A diagonal wave is also a motive wave-like impulse. It consists of a 5-wave sequence structure, and moves any market to the main trend, but is not an impulse wave. The only difference between them is that diagonals have the shape of a wedge, expanding or contracting. Diagonals can be divided into 2 main categories. Leading and Ending Diagonals. Thus, the 4 combined categories of observing a diagonal – wedge shape – in any chart are, Leading contracting Diagonal, Leading expanding Diagonal, Ending contracting Diagonal, and Ending expanding Diagonal. We know that to find the main trend of an asset, we have to observe the pattern of higher high, higher low (uptrend), or lower high, lower low (downtrend). When we achieved that, and we are positively sure about the main trend, then concerning the Elliot Wave Principle about the Diagonals, we have to seek one of the figures below.

The 4 types of Diagonals

            What does it mean though the words Leading and Ending? Elliot, after his experience with the markets for writing the rules of his Theory, observed that wedges are formed only as first and/or fifth wave in any motive wave, or as A and/or C wave in any corrective wave. This limitation for diagonals led him to the fact that, in motive waves, the first diagonal wave is called Leading, whereas the fifth diagonal wave is called Ending.

The same is happening to the corrective waves which are formed a 3-wave sequence count overall. The A diagonal wave is called Leading, whereas the C diagonal wave is called Ending.

The distinction between contracting and expanding diagonals is in a way the same as in triangles, meaning that the upper and bottom trendlines are converging or diverging respectively.  See the figure above.

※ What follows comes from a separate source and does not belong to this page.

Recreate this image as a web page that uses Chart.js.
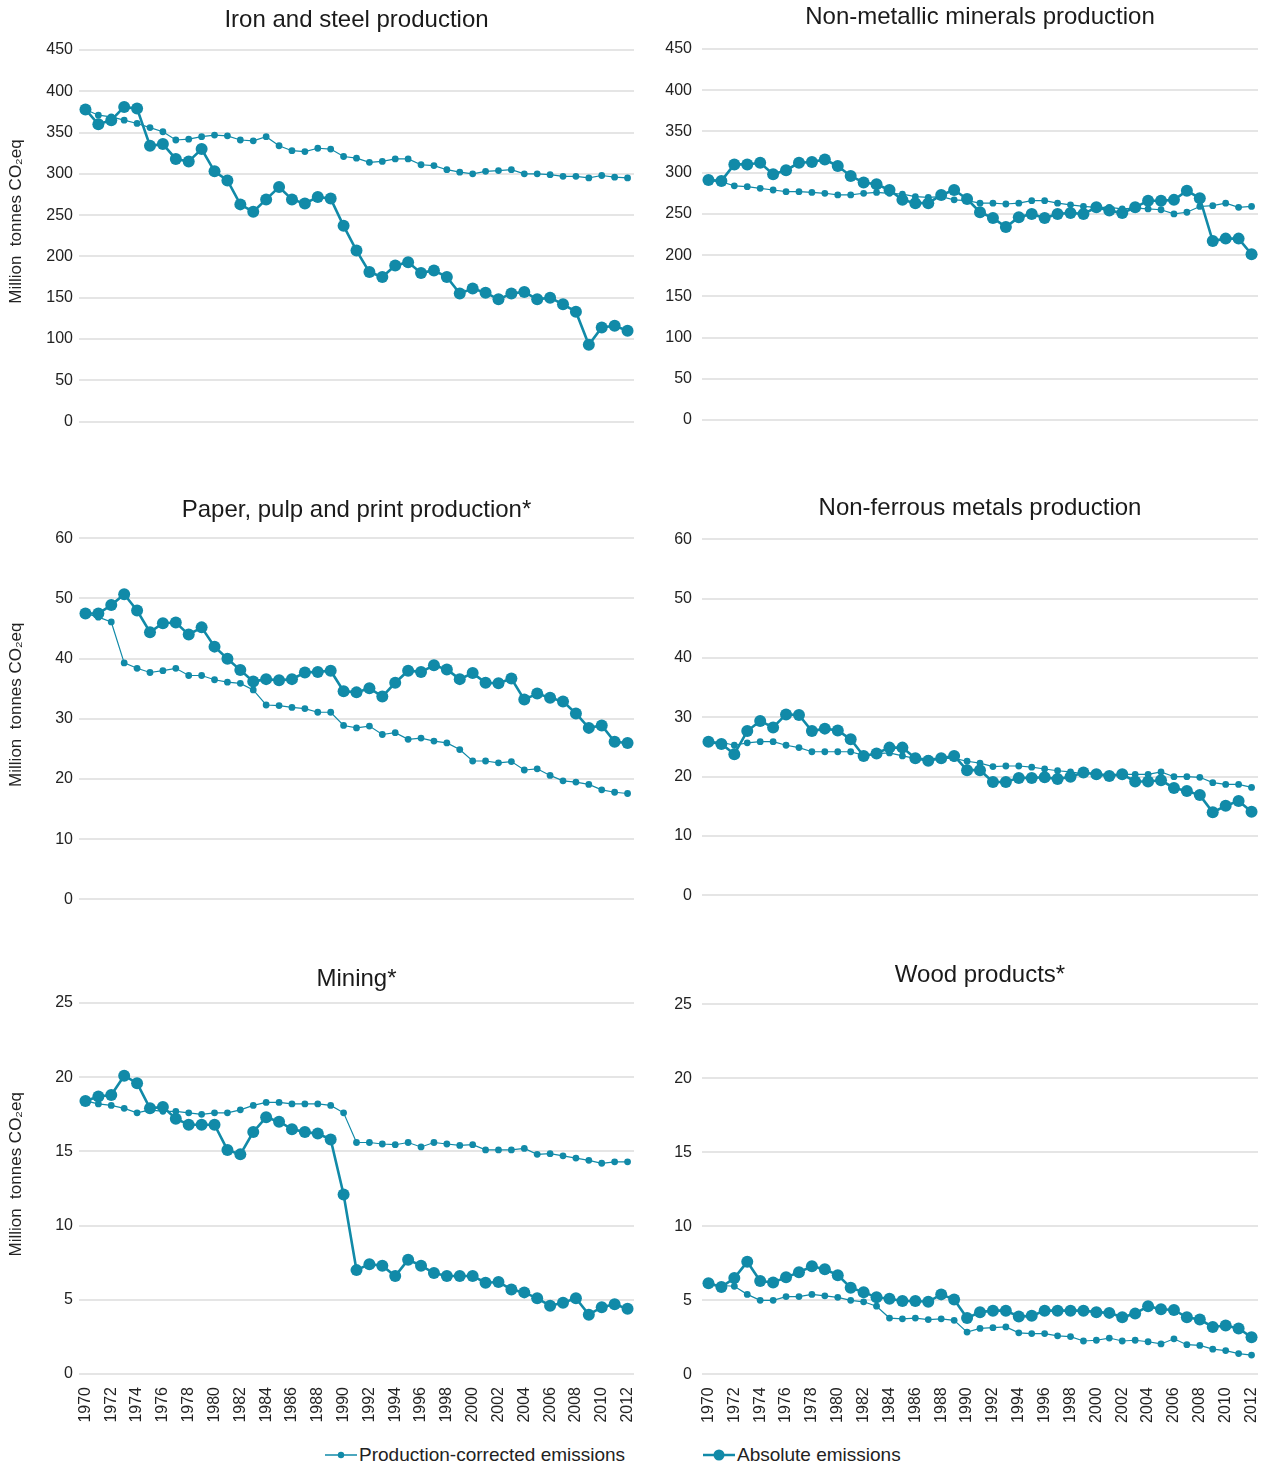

Generally, it’s relatively easy to identify diagonal shapes, and Elliot made the rules that accompanied them. The rules are:

  1. Waves 1, 2, 3, 4, and 5 of an ending diagonal and the 2, and 4 of a leading diagonal, always subdivide into zig-zags.
  2. Wave 3, always goes beyond the end of wave 1
  3. Wave 4 always ends within the territory of 1.
  4. Wave 1 is greater than 3, and this, in turn, is greater than 5 in a contracting pattern, whereas a relationship of 1<3<5, forms the expanding type.
  5. Wave 2 is greater than wave 4 in the contracting wedge, whereas if applies 2<4, then the diagonal is expanding.
  6. In leading and ending diagonals, wave 5 always ends beyond the end of wave 3.

We want to remind you that the 3, 4, and the 5 rules, in essence, are one rule split into 3 rules. Also, there are some guidelines that unlike rules can be broken. Such guidelines are:

  1. Waves 2, and 4 usually retrace between 61,8% – 78,6% of their previous waves 1 and 3.
  2. A Leading diagonal for wave 1, means that is possible to have an extended 3.
  3. An Ending diagonal for wave 5, means that is possible to have an extended 3.
  4. Wave 5 in a contracting diagonal, might end beyond the upper trendline of the diagonal.
  5. Wave 5 in an expanding diagonal, usually ends below the upper trendline of the diagonal.

In conclusion, the structure of diagonals is 5-3-5-3-5 for leading ones, and 3-3-3-3-3 for ending ones. This is not a rule though, because there are many examples in real life, where a leading diagonal had unfolded as a 3-3-3-3-3 formation.

In the next session, we will explain the structure of corrective waves.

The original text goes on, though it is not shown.